EXERCISE OBJECTIVE
Give an exact transcription of every line, dropping the images.

GIVEN DATA
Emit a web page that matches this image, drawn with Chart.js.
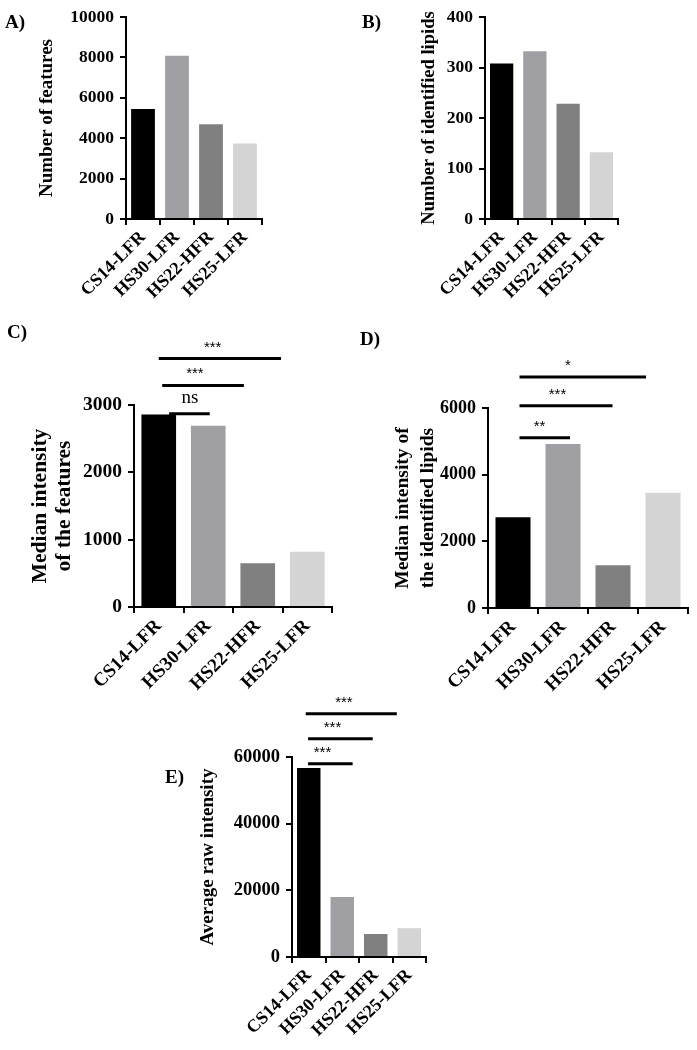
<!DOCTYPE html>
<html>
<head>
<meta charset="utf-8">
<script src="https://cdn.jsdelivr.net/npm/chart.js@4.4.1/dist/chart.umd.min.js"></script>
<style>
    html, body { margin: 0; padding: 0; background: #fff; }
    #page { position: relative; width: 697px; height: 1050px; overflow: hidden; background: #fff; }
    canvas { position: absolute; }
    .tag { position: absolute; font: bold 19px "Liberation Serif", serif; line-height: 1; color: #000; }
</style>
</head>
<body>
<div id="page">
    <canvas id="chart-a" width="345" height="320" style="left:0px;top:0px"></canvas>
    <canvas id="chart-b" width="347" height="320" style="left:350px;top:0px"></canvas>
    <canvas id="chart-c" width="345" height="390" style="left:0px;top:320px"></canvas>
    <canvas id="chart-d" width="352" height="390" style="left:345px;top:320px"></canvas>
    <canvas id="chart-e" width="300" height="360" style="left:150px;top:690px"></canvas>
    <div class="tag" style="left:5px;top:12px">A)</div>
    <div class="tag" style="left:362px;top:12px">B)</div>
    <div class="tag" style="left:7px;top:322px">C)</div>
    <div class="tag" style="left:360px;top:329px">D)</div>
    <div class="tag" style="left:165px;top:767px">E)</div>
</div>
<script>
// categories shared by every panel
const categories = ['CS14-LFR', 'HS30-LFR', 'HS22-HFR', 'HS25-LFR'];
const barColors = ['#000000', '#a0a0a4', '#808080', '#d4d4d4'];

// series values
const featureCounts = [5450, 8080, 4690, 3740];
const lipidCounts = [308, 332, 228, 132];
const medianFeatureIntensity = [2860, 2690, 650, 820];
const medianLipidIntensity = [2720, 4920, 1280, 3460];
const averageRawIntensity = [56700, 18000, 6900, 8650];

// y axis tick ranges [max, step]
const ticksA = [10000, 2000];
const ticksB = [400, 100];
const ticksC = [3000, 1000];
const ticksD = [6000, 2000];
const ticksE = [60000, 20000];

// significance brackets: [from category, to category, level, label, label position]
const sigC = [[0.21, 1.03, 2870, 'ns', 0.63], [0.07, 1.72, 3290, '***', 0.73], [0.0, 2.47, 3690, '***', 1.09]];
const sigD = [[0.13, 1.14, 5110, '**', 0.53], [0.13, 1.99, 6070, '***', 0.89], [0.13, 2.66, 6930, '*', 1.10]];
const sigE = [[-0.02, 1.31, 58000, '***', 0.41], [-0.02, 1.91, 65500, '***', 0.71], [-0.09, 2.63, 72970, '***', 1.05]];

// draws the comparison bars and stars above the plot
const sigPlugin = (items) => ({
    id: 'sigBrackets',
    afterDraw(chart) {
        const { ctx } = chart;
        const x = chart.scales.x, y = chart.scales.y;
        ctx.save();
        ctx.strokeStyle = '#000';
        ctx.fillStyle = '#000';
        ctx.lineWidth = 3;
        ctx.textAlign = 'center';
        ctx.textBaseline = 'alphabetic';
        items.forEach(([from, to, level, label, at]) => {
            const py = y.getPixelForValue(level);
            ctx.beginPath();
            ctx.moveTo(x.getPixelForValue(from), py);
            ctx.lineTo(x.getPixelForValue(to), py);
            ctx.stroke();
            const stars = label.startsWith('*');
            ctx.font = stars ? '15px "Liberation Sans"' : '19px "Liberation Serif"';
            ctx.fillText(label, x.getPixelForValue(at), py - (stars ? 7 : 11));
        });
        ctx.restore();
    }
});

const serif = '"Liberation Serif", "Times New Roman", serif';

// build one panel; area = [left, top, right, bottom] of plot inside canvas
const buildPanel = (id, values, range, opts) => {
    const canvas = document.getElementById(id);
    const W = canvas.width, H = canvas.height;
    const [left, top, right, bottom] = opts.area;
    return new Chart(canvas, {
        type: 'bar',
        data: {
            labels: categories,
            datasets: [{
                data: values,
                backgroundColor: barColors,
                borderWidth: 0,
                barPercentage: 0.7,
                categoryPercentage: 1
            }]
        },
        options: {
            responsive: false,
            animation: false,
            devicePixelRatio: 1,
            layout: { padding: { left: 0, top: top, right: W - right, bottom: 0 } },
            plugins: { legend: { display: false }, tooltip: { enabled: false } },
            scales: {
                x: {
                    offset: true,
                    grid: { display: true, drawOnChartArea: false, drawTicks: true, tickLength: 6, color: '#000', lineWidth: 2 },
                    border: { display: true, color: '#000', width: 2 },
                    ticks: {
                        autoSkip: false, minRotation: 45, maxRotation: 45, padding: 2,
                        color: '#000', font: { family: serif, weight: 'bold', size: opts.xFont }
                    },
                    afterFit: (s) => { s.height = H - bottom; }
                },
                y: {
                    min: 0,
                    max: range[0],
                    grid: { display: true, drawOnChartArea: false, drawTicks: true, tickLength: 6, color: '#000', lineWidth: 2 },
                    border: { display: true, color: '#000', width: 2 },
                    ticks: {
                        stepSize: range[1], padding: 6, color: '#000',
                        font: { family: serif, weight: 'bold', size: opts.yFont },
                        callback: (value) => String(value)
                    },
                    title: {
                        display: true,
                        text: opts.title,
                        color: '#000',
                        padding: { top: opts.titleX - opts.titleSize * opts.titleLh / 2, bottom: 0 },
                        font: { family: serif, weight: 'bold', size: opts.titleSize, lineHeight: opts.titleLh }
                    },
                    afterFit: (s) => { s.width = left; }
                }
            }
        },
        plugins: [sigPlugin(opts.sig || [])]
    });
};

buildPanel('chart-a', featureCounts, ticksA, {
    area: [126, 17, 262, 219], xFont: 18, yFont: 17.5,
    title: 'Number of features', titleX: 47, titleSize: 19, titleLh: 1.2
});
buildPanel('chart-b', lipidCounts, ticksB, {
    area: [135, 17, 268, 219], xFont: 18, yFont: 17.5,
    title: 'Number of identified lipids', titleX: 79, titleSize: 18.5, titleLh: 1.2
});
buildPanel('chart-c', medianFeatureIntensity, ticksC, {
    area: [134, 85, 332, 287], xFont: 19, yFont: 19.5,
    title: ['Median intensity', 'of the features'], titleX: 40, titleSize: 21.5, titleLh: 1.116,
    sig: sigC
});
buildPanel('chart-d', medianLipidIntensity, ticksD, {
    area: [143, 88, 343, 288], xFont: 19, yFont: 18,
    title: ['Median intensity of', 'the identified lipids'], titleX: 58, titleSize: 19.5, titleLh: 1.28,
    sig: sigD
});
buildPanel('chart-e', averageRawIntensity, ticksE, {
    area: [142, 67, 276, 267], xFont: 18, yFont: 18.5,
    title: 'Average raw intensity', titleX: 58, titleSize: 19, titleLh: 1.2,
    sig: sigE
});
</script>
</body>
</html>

SOLVED PROBLEM
Emit a web page that matches this image, drawn with Chart.js.
<!DOCTYPE html>
<html>
<head>
<meta charset="utf-8">
<script src="https://cdn.jsdelivr.net/npm/chart.js@4.4.1/dist/chart.umd.min.js"></script>
<style>
    html, body { margin: 0; padding: 0; background: #fff; }
    #page { position: relative; width: 697px; height: 1050px; overflow: hidden; background: #fff; }
    canvas { position: absolute; }
    .tag { position: absolute; font: bold 19px "Liberation Serif", serif; line-height: 1; color: #000; }
</style>
</head>
<body>
<div id="page">
    <canvas id="chart-a" width="345" height="320" style="left:0px;top:0px"></canvas>
    <canvas id="chart-b" width="347" height="320" style="left:350px;top:0px"></canvas>
    <canvas id="chart-c" width="345" height="390" style="left:0px;top:320px"></canvas>
    <canvas id="chart-d" width="352" height="390" style="left:345px;top:320px"></canvas>
    <canvas id="chart-e" width="300" height="360" style="left:150px;top:690px"></canvas>
    <div class="tag" style="left:5px;top:12px">A)</div>
    <div class="tag" style="left:362px;top:12px">B)</div>
    <div class="tag" style="left:7px;top:322px">C)</div>
    <div class="tag" style="left:360px;top:329px">D)</div>
    <div class="tag" style="left:165px;top:767px">E)</div>
</div>
<script>
// categories shared by every panel
const categories = ['CS14-LFR', 'HS30-LFR', 'HS22-HFR', 'HS25-LFR'];
const barColors = ['#000000', '#a0a0a4', '#808080', '#d4d4d4'];

// series values
const featureCounts = [5450, 8080, 4690, 3740];
const lipidCounts = [308, 332, 228, 132];
const medianFeatureIntensity = [2860, 2690, 650, 820];
const medianLipidIntensity = [2720, 4920, 1280, 3460];
const averageRawIntensity = [56700, 18000, 6900, 8650];

// y axis tick ranges [max, step]
const ticksA = [10000, 2000];
const ticksB = [400, 100];
const ticksC = [3000, 1000];
const ticksD = [6000, 2000];
const ticksE = [60000, 20000];

// significance brackets: [from category, to category, level, label, label position]
const sigC = [[0.21, 1.03, 2870, 'ns', 0.63], [0.07, 1.72, 3290, '***', 0.73], [0.0, 2.47, 3690, '***', 1.09]];
const sigD = [[0.13, 1.14, 5110, '**', 0.53], [0.13, 1.99, 6070, '***', 0.89], [0.13, 2.66, 6930, '*', 1.10]];
const sigE = [[-0.02, 1.31, 58000, '***', 0.41], [-0.02, 1.91, 65500, '***', 0.71], [-0.09, 2.63, 72970, '***', 1.05]];

// draws the comparison bars and stars above the plot
const sigPlugin = (items) => ({
    id: 'sigBrackets',
    afterDraw(chart) {
        const { ctx } = chart;
        const x = chart.scales.x, y = chart.scales.y;
        ctx.save();
        ctx.strokeStyle = '#000';
        ctx.fillStyle = '#000';
        ctx.lineWidth = 3;
        ctx.textAlign = 'center';
        ctx.textBaseline = 'alphabetic';
        items.forEach(([from, to, level, label, at]) => {
            const py = y.getPixelForValue(level);
            ctx.beginPath();
            ctx.moveTo(x.getPixelForValue(from), py);
            ctx.lineTo(x.getPixelForValue(to), py);
            ctx.stroke();
            const stars = label.startsWith('*');
            ctx.font = stars ? '15px "Liberation Sans"' : '19px "Liberation Serif"';
            ctx.fillText(label, x.getPixelForValue(at), py - (stars ? 7 : 11));
        });
        ctx.restore();
    }
});

const serif = '"Liberation Serif", "Times New Roman", serif';

// build one panel; area = [left, top, right, bottom] of plot inside canvas
const buildPanel = (id, values, range, opts) => {
    const canvas = document.getElementById(id);
    const W = canvas.width, H = canvas.height;
    const [left, top, right, bottom] = opts.area;
    return new Chart(canvas, {
        type: 'bar',
        data: {
            labels: categories,
            datasets: [{
                data: values,
                backgroundColor: barColors,
                borderWidth: 0,
                barPercentage: 0.7,
                categoryPercentage: 1
            }]
        },
        options: {
            responsive: false,
            animation: false,
            devicePixelRatio: 1,
            layout: { padding: { left: 0, top: top, right: W - right, bottom: 0 } },
            plugins: { legend: { display: false }, tooltip: { enabled: false } },
            scales: {
                x: {
                    offset: true,
                    grid: { display: true, drawOnChartArea: false, drawTicks: true, tickLength: 6, color: '#000', lineWidth: 2 },
                    border: { display: true, color: '#000', width: 2 },
                    ticks: {
                        autoSkip: false, minRotation: 45, maxRotation: 45, padding: 2,
                        color: '#000', font: { family: serif, weight: 'bold', size: opts.xFont }
                    },
                    afterFit: (s) => { s.height = H - bottom; }
                },
                y: {
                    min: 0,
                    max: range[0],
                    grid: { display: true, drawOnChartArea: false, drawTicks: true, tickLength: 6, color: '#000', lineWidth: 2 },
                    border: { display: true, color: '#000', width: 2 },
                    ticks: {
                        stepSize: range[1], padding: 6, color: '#000',
                        font: { family: serif, weight: 'bold', size: opts.yFont },
                        callback: (value) => String(value)
                    },
                    title: {
                        display: true,
                        text: opts.title,
                        color: '#000',
                        padding: { top: opts.titleX - opts.titleSize * opts.titleLh / 2, bottom: 0 },
                        font: { family: serif, weight: 'bold', size: opts.titleSize, lineHeight: opts.titleLh }
                    },
                    afterFit: (s) => { s.width = left; }
                }
            }
        },
        plugins: [sigPlugin(opts.sig || [])]
    });
};

buildPanel('chart-a', featureCounts, ticksA, {
    area: [126, 17, 262, 219], xFont: 18, yFont: 17.5,
    title: 'Number of features', titleX: 47, titleSize: 19, titleLh: 1.2
});
buildPanel('chart-b', lipidCounts, ticksB, {
    area: [135, 17, 268, 219], xFont: 18, yFont: 17.5,
    title: 'Number of identified lipids', titleX: 79, titleSize: 18.5, titleLh: 1.2
});
buildPanel('chart-c', medianFeatureIntensity, ticksC, {
    area: [134, 85, 332, 287], xFont: 19, yFont: 19.5,
    title: ['Median intensity', 'of the features'], titleX: 40, titleSize: 21.5, titleLh: 1.116,
    sig: sigC
});
buildPanel('chart-d', medianLipidIntensity, ticksD, {
    area: [143, 88, 343, 288], xFont: 19, yFont: 18,
    title: ['Median intensity of', 'the identified lipids'], titleX: 58, titleSize: 19.5, titleLh: 1.28,
    sig: sigD
});
buildPanel('chart-e', averageRawIntensity, ticksE, {
    area: [142, 67, 276, 267], xFont: 18, yFont: 18.5,
    title: 'Average raw intensity', titleX: 58, titleSize: 19, titleLh: 1.2,
    sig: sigE
});
</script>
</body>
</html>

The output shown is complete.